Tuesday, September 20, 2016

Cloud Cover and Temperature

With the changing of seasons in Alaska I often find myself pondering the nature of seasonal variations in atmospheric physics.  An example of this is the connection between cloudiness and temperature, which varies drastically through the year in interior Alaska.  We've seen previously that more abundant cloud cover is strongly associated with higher temperatures in winter and lower temperatures in summer in Fairbanks, owing to the effects of clouds on the net radiation gain or loss at the surface.  But what is the "breakeven" date for the effect of cloud cover on temperature?  In other words, at what date in the autumn does the climate transition from clouds having a net cooling effect to clouds bringing relative warmth?

The chart below helps answer this question; it shows the correlation of cloud cover with temperature by date, calculated over 31-day running windows of dates through the year.  Note that I sorted the cloud cover amounts and used the rank of cloud cover rather than the actual cloud cover values, to help reduce complications with the skewed and bounded distribution of cloud cover.

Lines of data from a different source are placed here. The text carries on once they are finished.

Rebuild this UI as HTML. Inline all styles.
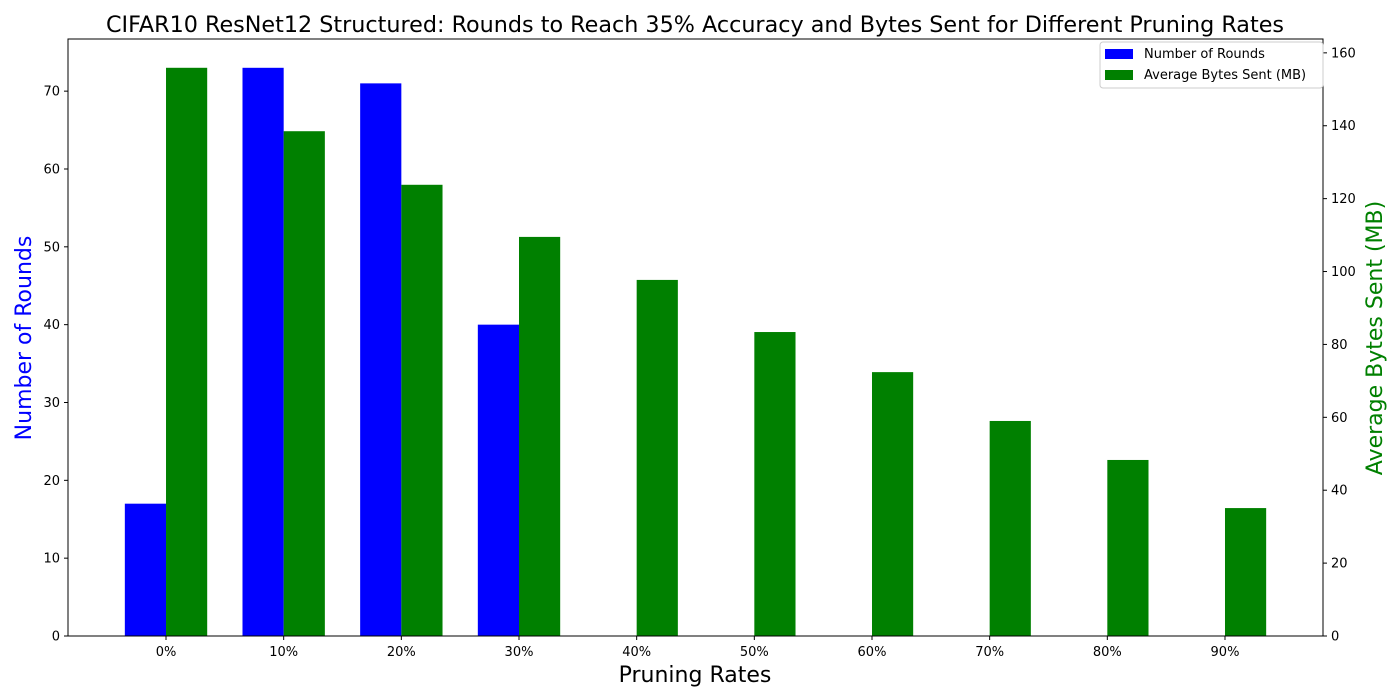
<!DOCTYPE html>
<html><head><meta charset="utf-8"><style>
body{margin:0;background:#fff;}
svg{display:block;font-family:"DejaVu Sans","Liberation Sans",sans-serif;}
</style></head><body>
<svg id="chart" width="1400" height="700">
<text x="695" y="32" text-anchor="middle" font-size="22" textLength="1178" lengthAdjust="spacingAndGlyphs">CIFAR10 ResNet12 Structured: Rounds to Reach 35% Accuracy and Bytes Sent for Different Pruning Rates</text>
<g id="bars"></g>
<g id="axes"></g>
<rect x="68" y="39" width="1255" height="597" fill="none" stroke="#000" stroke-width="1"/>
<text x="695" y="682" text-anchor="middle" font-size="22">Pruning Rates</text>
<text transform="translate(31,338) rotate(-90)" text-anchor="middle" font-size="22" fill="#0000ff">Number of Rounds</text>
<text transform="translate(1382,338) rotate(-90)" text-anchor="middle" font-size="22" fill="#008000">Average Bytes Sent (MB)</text>
<g>
<rect x="1100" y="42" width="223" height="46" rx="3" fill="#fff" fill-opacity="0.8" stroke="#ccc"/>
<rect x="1105" y="49" width="28" height="10" fill="#0000ff"/>
<text x="1144" y="58" font-size="13">Number of Rounds</text>
<rect x="1105" y="70" width="28" height="10" fill="#008000"/>
<text x="1144" y="79" font-size="13">Average Bytes Sent (MB)</text>
</g>
</svg>
<script>
const categories=["0%","10%","20%","30%","40%","50%","60%","70%","80%","90%"];
const rounds=[17,73,71,40,0,0,0,0,0,0];
const bytesMB=[155.9,138.5,123.8,109.5,97.7,83.4,72.4,59.0,48.3,35.1];
const leftTicks=[0,10,20,30,40,50,60,70];
const rightTicks=[0,20,40,60,80,100,120,140,160];
const NS="http://www.w3.org/2000/svg";
const X0=68,X1=1323,Y0=636,Y1=39;
const xMin=-0.833,xMax=9.833,lMax=76.7,rMax=163.8;
const xs=i=>X0+(i-xMin)/(xMax-xMin)*(X1-X0);
const yl=v=>Y0-v/lMax*(Y0-Y1);
const yr=v=>Y0-v/rMax*(Y0-Y1);
const bw=0.35*(X1-X0)/(xMax-xMin);
function mk(t,a,p){const e=document.createElementNS(NS,t);for(const k in a)e.setAttribute(k,a[k]);p.appendChild(e);return e;}
const bars=document.getElementById('bars'),axes=document.getElementById('axes');
categories.forEach((c,i)=>{
 const cx=xs(i);
 if(rounds[i]>0){const r=mk('rect',{x:cx-bw,y:yl(rounds[i]),width:bw,height:Y0-yl(rounds[i]),fill:'#0000ff'},bars);
 
 }
 const g=mk('rect',{x:cx,y:yr(bytesMB[i]),width:bw,height:Y0-yr(bytesMB[i]),fill:'#008000'},bars);
 
 
 mk('line',{x1:cx,x2:cx,y1:Y0,y2:Y0+4,stroke:'#000'},axes);
 const t=mk('text',{x:cx,y:Y0+20,'text-anchor':'middle','font-size':13},axes);t.textContent=c;
 
 
});
leftTicks.forEach(v=>{const y=yl(v);mk('line',{x1:X0-4,x2:X0,y1:y,y2:y,stroke:'#000'},axes);
 const t=mk('text',{x:X0-8,y:y+4.5,'text-anchor':'end','font-size':13},axes);t.textContent=v;
 
 });
rightTicks.forEach(v=>{const y=yr(v);mk('line',{x1:X1,x2:X1+4,y1:y,y2:y,stroke:'#000'},axes);
 const t=mk('text',{x:X1+8,y:y+4.5,'text-anchor':'start','font-size':13},axes);t.textContent=v;
 
 });
</script>
</body></html>
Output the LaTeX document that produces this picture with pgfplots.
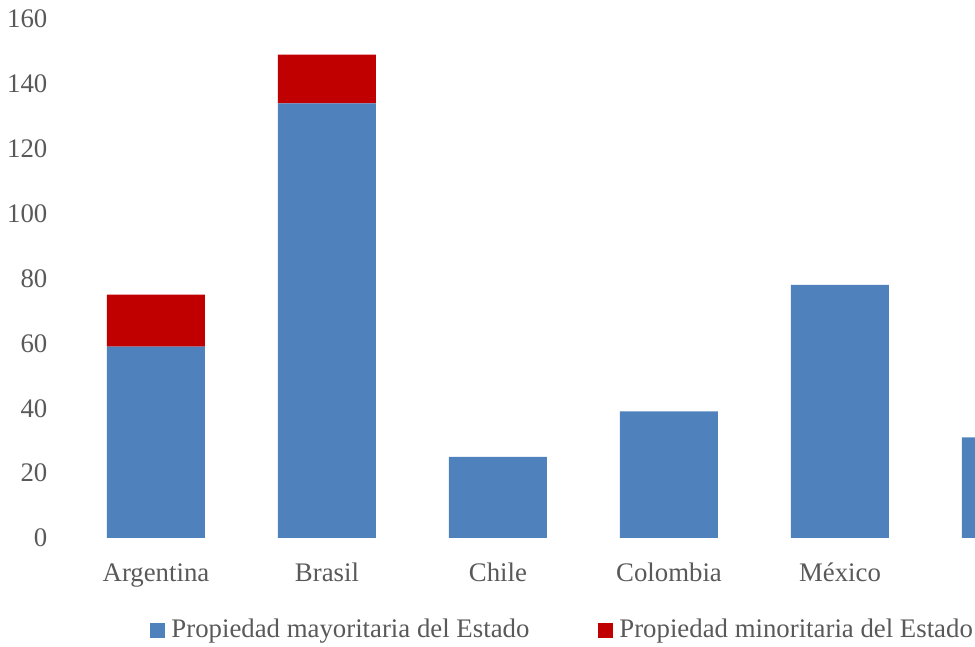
\documentclass[border=0pt]{standalone}
\usepackage{pgfplots}
\pgfplotsset{compat=1.18}
\usepackage{fontspec}
\setmainfont{Liberation Serif}
\definecolor{bblue}{HTML}{4F81BD}
\definecolor{bred}{HTML}{C00000}
\definecolor{tgray}{HTML}{595959}
\newcommand\cf{\fontsize{13.4pt}{16pt}\selectfont}
\begin{document}
\begin{tikzpicture}
\useasboundingbox (0,0) rectangle (487.5pt,323.5pt);
\clip (0,0) rectangle (487.5pt,323.5pt);
\begin{axis}[
  at={(26.7pt,54.5pt)}, anchor=south west,
  scale only axis, width=542.9pt, height=259.5pt,
  xmin=-0.6, xmax=5.75, ymin=0, ymax=160,
  ybar stacked, bar width=49pt,
  axis line style={draw=none}, major tick length=0pt,
  xtick={0,...,4}, xticklabels={Argentina,Brasil,Chile,Colombia,México},
  ytick={0,20,...,160},
  every tick label/.append style={font=\cf, text=tgray},
  /pgf/number format/assume math mode=true,
  xticklabel style={anchor=base, yshift=-22pt},
  yticklabel style={anchor=east, xshift=0.5pt},
  legend columns=2,
  legend style={draw=none, fill=none, inner sep=0pt, font=\cf, text=tgray,
    at={(axis description cs:0.089,-0.1773)}, anchor=west,
    nodes={inner sep=3pt},
    /tikz/every even column/.append style={column sep=31.5pt}},
  legend image code/.code={\fill[#1] (0pt,-3.75pt) rectangle (7.5pt,3.75pt);},
]
\addplot[fill=bblue, draw=none] coordinates {(0,59) (1,134) (2,25) (3,39) (4,78) (5,31)};
\addplot[fill=bred, draw=none] coordinates {(0,16) (1,15) (2,0) (3,0) (4,0) (5,0)};
\legend{Propiedad mayoritaria del Estado, Propiedad minoritaria del Estado}
\end{axis}
\end{tikzpicture}
\end{document}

The results show that cloud cover is positively correlated with daily mean temperatures from October 2 to April 20, or more than half the year.  However, there is a strong contrast between the response of daily minimum and maximum temperatures, as we would expect: enhanced cloud cover reduces daytime high temperatures from April 6 to October 22, but daily low temperatures are nearly always warmer when it's cloudy.

The most interesting aspect of the results may be the absence of correlation for daily minimum temperatures at the very peak of summer in Fairbanks: for the 31-day period centered on July 5, there is actually a tiny negative correlation between cloud cover and low temperatures.  This is illustrated in the scatter plot below.  Remarkably, this means that clear conditions are no cooler than cloudy conditions during the "nighttime" hours of high summer.  As I understand it, this curiosity arises because the nights are too short for longwave radiation processes to become dominant over the shortwave radiation influence of the day.  At any other time of the year, the sun goes away for long enough to allow surface temperatures to respond to the cloud-modulated longwave radiation from above; but in high summer the minimum temperatures are just as much influenced by how much solar heating there was during the previous day.


While I was at it, and for future reference, I also created a similar correlation chart for 850mb temperatures - see below.  Daily high temperatures are more closely connected to conditions aloft than daily low temperatures for most of the year, as solar heating allows air from aloft to mix down to the surface by day.  However, this process is largely inoperative during the darkest period of the winter.